Wer sich das Schwimmenlehren nicht alleine zutraut, kann sich an On­line­schwimmschulen wenden. Simone Schridde ist Schwimmlehrerin mit ­eigener Schwimm­schule in Euskirchen. Weil immer wieder Eltern fragten, wie sie die Kinder am besten auf den Schwimmkurs vorbereiten und ob sie ihnen selber schwimmen beibringen könnten, gründete sie eine Onlineschwimmschule. In Videos zeigt sie Schritt für Schritt, wie Kinder sich ans Wasser gewöhnen, im Wasser atmen lernen und die rich­tigen Schwimmbewegungen üben. Ein solcher Onlinekurs kostet weniger als ein normaler Schwimmkurs. "Bisher haben ­alle Kinder, die den Kurs mitgemacht haben, schwimmen gelernt", sagt Schridde. Auch Vereine wie etwa die DLRG bieten im Netz ­Videos mit Elterntipps zu Wassergewöhnung und ersten Schwimmversuchen.
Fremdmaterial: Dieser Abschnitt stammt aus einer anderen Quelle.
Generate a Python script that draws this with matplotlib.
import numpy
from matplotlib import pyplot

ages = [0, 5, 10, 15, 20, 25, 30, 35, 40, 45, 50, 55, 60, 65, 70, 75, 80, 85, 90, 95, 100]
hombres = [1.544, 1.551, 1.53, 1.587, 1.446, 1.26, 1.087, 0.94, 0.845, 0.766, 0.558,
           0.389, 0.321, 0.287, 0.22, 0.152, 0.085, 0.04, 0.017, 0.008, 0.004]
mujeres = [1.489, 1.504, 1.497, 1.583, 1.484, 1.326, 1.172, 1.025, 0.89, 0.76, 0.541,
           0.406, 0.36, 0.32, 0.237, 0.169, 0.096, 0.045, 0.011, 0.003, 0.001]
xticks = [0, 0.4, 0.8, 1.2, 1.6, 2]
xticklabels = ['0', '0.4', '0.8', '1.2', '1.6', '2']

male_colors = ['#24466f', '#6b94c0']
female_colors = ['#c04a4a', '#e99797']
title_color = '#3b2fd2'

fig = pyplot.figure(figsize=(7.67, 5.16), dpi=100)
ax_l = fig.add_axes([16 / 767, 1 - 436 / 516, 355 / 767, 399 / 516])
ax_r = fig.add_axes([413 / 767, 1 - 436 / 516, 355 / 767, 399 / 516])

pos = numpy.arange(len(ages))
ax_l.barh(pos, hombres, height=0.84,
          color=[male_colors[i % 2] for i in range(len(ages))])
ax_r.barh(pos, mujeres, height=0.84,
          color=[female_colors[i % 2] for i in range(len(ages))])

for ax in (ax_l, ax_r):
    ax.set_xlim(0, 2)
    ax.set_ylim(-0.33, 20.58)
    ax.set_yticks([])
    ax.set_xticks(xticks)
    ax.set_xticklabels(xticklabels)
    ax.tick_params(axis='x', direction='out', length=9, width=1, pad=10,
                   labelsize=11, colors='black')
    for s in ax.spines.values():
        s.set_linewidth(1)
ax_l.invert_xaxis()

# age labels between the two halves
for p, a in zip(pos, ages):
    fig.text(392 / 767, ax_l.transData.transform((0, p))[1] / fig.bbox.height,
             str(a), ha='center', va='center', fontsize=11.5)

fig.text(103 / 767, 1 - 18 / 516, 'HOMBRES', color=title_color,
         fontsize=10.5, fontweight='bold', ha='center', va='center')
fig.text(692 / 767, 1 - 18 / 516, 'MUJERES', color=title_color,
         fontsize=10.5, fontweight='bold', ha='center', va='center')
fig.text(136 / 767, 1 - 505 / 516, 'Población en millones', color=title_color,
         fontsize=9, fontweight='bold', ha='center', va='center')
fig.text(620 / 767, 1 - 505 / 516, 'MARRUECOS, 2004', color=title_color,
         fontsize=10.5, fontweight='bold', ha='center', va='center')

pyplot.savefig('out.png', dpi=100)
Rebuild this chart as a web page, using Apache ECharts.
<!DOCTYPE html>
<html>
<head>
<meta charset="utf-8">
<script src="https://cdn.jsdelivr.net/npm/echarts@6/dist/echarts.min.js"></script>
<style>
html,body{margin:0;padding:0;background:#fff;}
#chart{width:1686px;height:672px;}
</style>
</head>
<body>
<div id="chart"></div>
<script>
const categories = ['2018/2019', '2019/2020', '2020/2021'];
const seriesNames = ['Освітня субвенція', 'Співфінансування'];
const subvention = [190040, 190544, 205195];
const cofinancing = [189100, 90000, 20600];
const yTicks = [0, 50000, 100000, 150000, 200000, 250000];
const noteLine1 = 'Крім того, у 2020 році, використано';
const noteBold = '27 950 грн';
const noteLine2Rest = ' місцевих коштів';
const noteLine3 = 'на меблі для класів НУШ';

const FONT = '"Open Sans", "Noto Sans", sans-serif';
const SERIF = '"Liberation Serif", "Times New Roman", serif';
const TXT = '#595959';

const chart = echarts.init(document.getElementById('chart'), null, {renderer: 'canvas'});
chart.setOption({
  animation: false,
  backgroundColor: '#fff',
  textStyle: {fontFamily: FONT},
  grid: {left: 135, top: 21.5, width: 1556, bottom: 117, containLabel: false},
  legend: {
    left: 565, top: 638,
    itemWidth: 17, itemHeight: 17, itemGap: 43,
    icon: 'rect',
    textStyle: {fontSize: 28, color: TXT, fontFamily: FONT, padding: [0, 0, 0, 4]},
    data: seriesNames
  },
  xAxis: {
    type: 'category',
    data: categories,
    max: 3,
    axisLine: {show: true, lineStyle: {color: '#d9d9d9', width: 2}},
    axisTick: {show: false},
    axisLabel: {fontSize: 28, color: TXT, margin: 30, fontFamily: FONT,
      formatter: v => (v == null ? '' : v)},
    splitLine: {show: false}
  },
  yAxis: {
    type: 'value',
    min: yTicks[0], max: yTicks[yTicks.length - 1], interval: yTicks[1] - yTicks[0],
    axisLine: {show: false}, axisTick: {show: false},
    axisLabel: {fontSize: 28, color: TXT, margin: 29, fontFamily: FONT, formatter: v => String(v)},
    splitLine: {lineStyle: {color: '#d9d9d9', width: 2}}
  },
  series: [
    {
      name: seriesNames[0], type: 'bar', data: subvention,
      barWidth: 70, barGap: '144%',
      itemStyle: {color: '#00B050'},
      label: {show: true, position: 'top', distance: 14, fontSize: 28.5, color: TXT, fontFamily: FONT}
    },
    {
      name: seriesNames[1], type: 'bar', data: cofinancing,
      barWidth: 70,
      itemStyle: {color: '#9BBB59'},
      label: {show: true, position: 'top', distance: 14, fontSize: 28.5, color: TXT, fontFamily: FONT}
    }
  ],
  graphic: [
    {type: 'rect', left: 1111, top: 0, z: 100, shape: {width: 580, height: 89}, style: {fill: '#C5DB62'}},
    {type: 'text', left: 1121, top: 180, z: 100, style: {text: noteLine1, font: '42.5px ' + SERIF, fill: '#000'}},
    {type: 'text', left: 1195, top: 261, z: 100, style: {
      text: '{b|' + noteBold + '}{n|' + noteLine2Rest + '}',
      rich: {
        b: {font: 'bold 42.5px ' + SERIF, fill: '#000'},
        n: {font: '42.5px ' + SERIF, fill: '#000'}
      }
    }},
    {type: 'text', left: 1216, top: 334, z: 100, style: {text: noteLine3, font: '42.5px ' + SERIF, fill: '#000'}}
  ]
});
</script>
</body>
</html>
Endlich Seepferdchen: Darauf kommt es an

Das Seepferdchen ist für kleine Schwimmer:innen ein heiß ersehntes Ziel. In der Regel gibt es dafür am ­Ende des Kurses eine Prüfung. Für alle, die mit ihren Eltern schwimmen lernen, bedeutet das nicht, dass sie ohne auskommen müssen. Denn die Prüfung nehmen auch Bade­meis­ter:innen im Freibad oder in der Schwimm­halle ab. Wer das See­pferdchen hat, ist stolz wie Bolle. Der erste Meilenstein ist geschafft. Doch das bedeutet nicht, dass das Kind richtig schwimmen kann. Sondern: Es ist in der Lage, 25 Meter im Wasser zurückzulegen und würde im Notfall nicht gleich ertrinken. Besonders kritisch: "Kinder können noch nicht abschätzen, wie weit ihre Kräfte reichen werden", warnt Gallitz.

Deshalb gilt im Schwimmbad, am See und am Meer: "Lassen Sie Ihre Kinder niemals allein im Wasser", betont Renaldo Hocher. Nicht im flachen Becken, nicht im Spülsaum am Meeresufer, nicht im Planschbecken. Ertrinken ist ein stiller Prozess ohne Hilferufe. Wichtig: "Sprechen Sie mit Ihren Kindern. Sie müssen verstehen, dass sie im Wasser abtreiben oder ertrinken können", rät Hocher. Er empfiehlt, immer eine bewachte Bade­stelle aufzusuchen. Dort ist im Notfall schnell Hilfe zur Stelle.

Schwimmflügel schützen nicht vor Ertrinken

Diese Regeln gelten auch für Kinder, die mit Schwimmhilfen ins Wasser gehen, denn es sind keine Rettungswesten. Sie können sogar schaden. So ­unterstützen Schwimmflügel zwar den Auftrieb, aber die Kinder können ­damit nicht richtig schwimmen. Schwimmgürtel halten den Körper in der Mitte am weitesten nach oben. Da kann schnell der Kopf unter Wasser geraten. Daher beim Schwimmenlernen am besten auf Schwimmhilfen verzichten. Stattdessen bleiben Eltern immer nur eine Armlänge entfernt von ihrem Kind. So können sie bei Problemen sofort zugreifen.

Egal auf welchem Wege Kinder schwimmen lernen und wie gut sie es können: "Ein schlechter Schwimmer ist besser als ein Nichtschwimmer", sagt Hocher. Sein Tipp: "Überfordern Sie Ihr Kind nicht. Mit Geduld schwindet die Angst vor dem Wasser und die Kinder bekommen Freude am Schwimmen."